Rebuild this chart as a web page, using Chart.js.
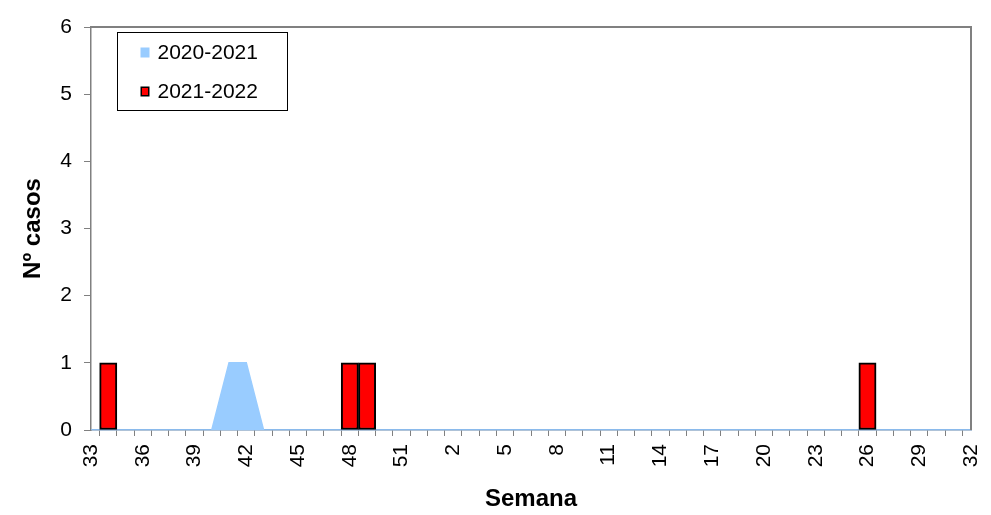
<!DOCTYPE html>
<html>
<head>
<meta charset="utf-8">
<script src="https://cdn.jsdelivr.net/npm/chart.js@4.4.1/dist/chart.umd.min.js"></script>
<style>
  html, body { margin: 0; padding: 0; background: #ffffff; }
  #wrap { width: 991px; height: 515px; }
</style>
</head>
<body>
<div id="wrap"><canvas id="c" width="991" height="515"></canvas></div>
<script>
// Week labels (season runs week 33 to week 32 of next year)
const weeks = ['33','34','35','36','37','38','39','40','41','42','43','44','45','46','47','48','49','50','51','52',
               '1','2','3','4','5','6','7','8','9','10','11','12','13','14','15','16','17','18','19','20',
               '21','22','23','24','25','26','27','28','29','30','31','32'];
// Series 2020-2021 (area)
const season2020_2021 = [0,0,0,0,0,0,0,0,1,1,0,0,0,0,0,0,0,0,0,0,
                         0,0,0,0,0,0,0,0,0,0,0,0,0,0,0,0,0,0,0,0,
                         0,0,0,0,0,0,0,0,0,0,0,0];
// Series 2021-2022 (bars)
const season2021_2022 = [0,1,0,0,0,0,0,0,0,0,0,0,0,0,0,1,1,0,0,0,
                         0,0,0,0,0,0,0,0,0,0,0,0,0,0,0,0,0,0,0,0,
                         0,0,0,0,0,1,0,0,0,0,0,0];
const seriesNames = ['2020-2021', '2021-2022'];
const yTicks = [0,1,2,3,4,5,6];

const FONT = "'Liberation Sans', Arial, sans-serif";

const frameAndLegend = {
  id: 'frameAndLegend',
  afterDraw(chart) {
    const ctx = chart.ctx;
    const a = chart.chartArea;
    ctx.save();
    // top and right frame lines
    ctx.strokeStyle = '#808080';
    ctx.lineWidth = 2;
    ctx.beginPath();
    ctx.moveTo(a.left, a.top);
    ctx.lineTo(a.right, a.top);
    ctx.lineTo(a.right, a.bottom);
    ctx.stroke();

    // legend box
    const lx = a.left + 26.5, ly = a.top + 5.5, lw = 170, lh = 78;
    ctx.fillStyle = '#ffffff';
    ctx.fillRect(lx, ly, lw, lh);
    ctx.strokeStyle = '#000000';
    ctx.lineWidth = 1;
    ctx.strokeRect(lx, ly, lw, lh);

    ctx.font = '21px ' + FONT;
    ctx.textBaseline = 'middle';
    ctx.textAlign = 'left';
    // entry 1
    ctx.fillStyle = '#99CCFF';
    ctx.fillRect(lx + 23, ly + 15, 9, 10);
    ctx.fillStyle = '#000000';
    ctx.fillText(seriesNames[0], lx + 40, ly + 21);
    // entry 2
    ctx.fillStyle = '#000000';
    ctx.fillRect(lx + 23, ly + 54, 9, 10);
    ctx.fillStyle = '#FF0000';
    ctx.fillRect(lx + 24.5, ly + 55.5, 6, 7);
    ctx.fillStyle = '#000000';
    ctx.fillText(seriesNames[1], lx + 40, ly + 60);
    ctx.restore();
  }
};

new Chart(document.getElementById('c'), {
  data: {
    labels: weeks,
    datasets: [
      {
        type: 'bar',
        label: seriesNames[1],
        data: season2021_2022,
        backgroundColor: '#FF0000',
        borderColor: '#000000',
        borderWidth: 2,
        borderSkipped: false,
        barPercentage: 1.0,
        categoryPercentage: 1.0,
        order: 0
      },
      {
        type: 'line',
        label: seriesNames[0],
        data: season2020_2021,
        backgroundColor: '#99CCFF',
        borderColor: '#99CCFF',
        borderWidth: 1.5,
        fill: 'origin',
        tension: 0,
        pointRadius: 0,
        order: 1
      }
    ]
  },
  options: {
    responsive: false,
    animation: false,
    devicePixelRatio: 1,
    layout: { padding: { top: 27, right: 20, left: 0, bottom: 0 } },
    plugins: {
      legend: { display: false },
      tooltip: { enabled: false }
    },
    scales: {
      x: {
        type: 'category',
        offset: false,
        afterFit(scale) { scale.height = 85; scale.paddingRight = 0; scale.paddingLeft = 0; },
        grid: {
          drawOnChartArea: false,
          drawTicks: true,
          tickLength: 6,
          tickColor: '#808080',
          lineWidth: 1
        },
        border: { display: true, color: '#5f86b0', width: 1.5 },
        ticks: {
          autoSkip: false,
          maxRotation: 90,
          minRotation: 90,
          padding: 8,
          color: '#000000',
          font: { family: FONT, size: 21 },
          callback: function(value, index) { return index % 3 === 0 ? this.getLabelForValue(value) : ''; }
        },
        title: {
          display: true,
          text: 'Semana',
          color: '#000000',
          font: { family: FONT, size: 24, weight: 'bold' },
          padding: { top: 0, bottom: 1 }
        }
      },
      y: {
        min: yTicks[0],
        max: yTicks[yTicks.length - 1],
        afterFit(scale) { scale.width = 91; },
        afterBuildTicks(scale) { scale.ticks = yTicks.map(v => ({ value: v })); },
        grid: {
          drawOnChartArea: false,
          drawTicks: true,
          tickLength: 7,
          tickColor: '#808080'
        },
        border: { display: true, color: '#808080', width: 1.5 },
        ticks: {
          padding: 12,
          color: '#000000',
          font: { family: FONT, size: 21 }
        },
        title: {
          display: true,
          text: 'Nº casos',
          color: '#000000',
          font: { family: FONT, size: 24, weight: 'bold' },
          padding: { top: 19, bottom: 0 }
        }
      }
    }
  },
  plugins: [frameAndLegend]
});
</script>
</body>
</html>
====
:: WRITTEN PROBLEM ::
Leave out the pictures and output the rest of the material exactly as written.

:: EXERCISE ANSWER ::
Rebuild this chart as a web page, using Chart.js.
<!DOCTYPE html>
<html>
<head>
<meta charset="utf-8">
<script src="https://cdn.jsdelivr.net/npm/chart.js@4.4.1/dist/chart.umd.min.js"></script>
<style>
  html, body { margin: 0; padding: 0; background: #ffffff; }
  #wrap { width: 991px; height: 515px; }
</style>
</head>
<body>
<div id="wrap"><canvas id="c" width="991" height="515"></canvas></div>
<script>
// Week labels (season runs week 33 to week 32 of next year)
const weeks = ['33','34','35','36','37','38','39','40','41','42','43','44','45','46','47','48','49','50','51','52',
               '1','2','3','4','5','6','7','8','9','10','11','12','13','14','15','16','17','18','19','20',
               '21','22','23','24','25','26','27','28','29','30','31','32'];
// Series 2020-2021 (area)
const season2020_2021 = [0,0,0,0,0,0,0,0,1,1,0,0,0,0,0,0,0,0,0,0,
                         0,0,0,0,0,0,0,0,0,0,0,0,0,0,0,0,0,0,0,0,
                         0,0,0,0,0,0,0,0,0,0,0,0];
// Series 2021-2022 (bars)
const season2021_2022 = [0,1,0,0,0,0,0,0,0,0,0,0,0,0,0,1,1,0,0,0,
                         0,0,0,0,0,0,0,0,0,0,0,0,0,0,0,0,0,0,0,0,
                         0,0,0,0,0,1,0,0,0,0,0,0];
const seriesNames = ['2020-2021', '2021-2022'];
const yTicks = [0,1,2,3,4,5,6];

const FONT = "'Liberation Sans', Arial, sans-serif";

const frameAndLegend = {
  id: 'frameAndLegend',
  afterDraw(chart) {
    const ctx = chart.ctx;
    const a = chart.chartArea;
    ctx.save();
    // top and right frame lines
    ctx.strokeStyle = '#808080';
    ctx.lineWidth = 2;
    ctx.beginPath();
    ctx.moveTo(a.left, a.top);
    ctx.lineTo(a.right, a.top);
    ctx.lineTo(a.right, a.bottom);
    ctx.stroke();

    // legend box
    const lx = a.left + 26.5, ly = a.top + 5.5, lw = 170, lh = 78;
    ctx.fillStyle = '#ffffff';
    ctx.fillRect(lx, ly, lw, lh);
    ctx.strokeStyle = '#000000';
    ctx.lineWidth = 1;
    ctx.strokeRect(lx, ly, lw, lh);

    ctx.font = '21px ' + FONT;
    ctx.textBaseline = 'middle';
    ctx.textAlign = 'left';
    // entry 1
    ctx.fillStyle = '#99CCFF';
    ctx.fillRect(lx + 23, ly + 15, 9, 10);
    ctx.fillStyle = '#000000';
    ctx.fillText(seriesNames[0], lx + 40, ly + 21);
    // entry 2
    ctx.fillStyle = '#000000';
    ctx.fillRect(lx + 23, ly + 54, 9, 10);
    ctx.fillStyle = '#FF0000';
    ctx.fillRect(lx + 24.5, ly + 55.5, 6, 7);
    ctx.fillStyle = '#000000';
    ctx.fillText(seriesNames[1], lx + 40, ly + 60);
    ctx.restore();
  }
};

new Chart(document.getElementById('c'), {
  data: {
    labels: weeks,
    datasets: [
      {
        type: 'bar',
        label: seriesNames[1],
        data: season2021_2022,
        backgroundColor: '#FF0000',
        borderColor: '#000000',
        borderWidth: 2,
        borderSkipped: false,
        barPercentage: 1.0,
        categoryPercentage: 1.0,
        order: 0
      },
      {
        type: 'line',
        label: seriesNames[0],
        data: season2020_2021,
        backgroundColor: '#99CCFF',
        borderColor: '#99CCFF',
        borderWidth: 1.5,
        fill: 'origin',
        tension: 0,
        pointRadius: 0,
        order: 1
      }
    ]
  },
  options: {
    responsive: false,
    animation: false,
    devicePixelRatio: 1,
    layout: { padding: { top: 27, right: 20, left: 0, bottom: 0 } },
    plugins: {
      legend: { display: false },
      tooltip: { enabled: false }
    },
    scales: {
      x: {
        type: 'category',
        offset: false,
        afterFit(scale) { scale.height = 85; scale.paddingRight = 0; scale.paddingLeft = 0; },
        grid: {
          drawOnChartArea: false,
          drawTicks: true,
          tickLength: 6,
          tickColor: '#808080',
          lineWidth: 1
        },
        border: { display: true, color: '#5f86b0', width: 1.5 },
        ticks: {
          autoSkip: false,
          maxRotation: 90,
          minRotation: 90,
          padding: 8,
          color: '#000000',
          font: { family: FONT, size: 21 },
          callback: function(value, index) { return index % 3 === 0 ? this.getLabelForValue(value) : ''; }
        },
        title: {
          display: true,
          text: 'Semana',
          color: '#000000',
          font: { family: FONT, size: 24, weight: 'bold' },
          padding: { top: 0, bottom: 1 }
        }
      },
      y: {
        min: yTicks[0],
        max: yTicks[yTicks.length - 1],
        afterFit(scale) { scale.width = 91; },
        afterBuildTicks(scale) { scale.ticks = yTicks.map(v => ({ value: v })); },
        grid: {
          drawOnChartArea: false,
          drawTicks: true,
          tickLength: 7,
          tickColor: '#808080'
        },
        border: { display: true, color: '#808080', width: 1.5 },
        ticks: {
          padding: 12,
          color: '#000000',
          font: { family: FONT, size: 21 }
        },
        title: {
          display: true,
          text: 'Nº casos',
          color: '#000000',
          font: { family: FONT, size: 24, weight: 'bold' },
          padding: { top: 19, bottom: 0 }
        }
      }
    }
  },
  plugins: [frameAndLegend]
});
</script>
</body>
</html>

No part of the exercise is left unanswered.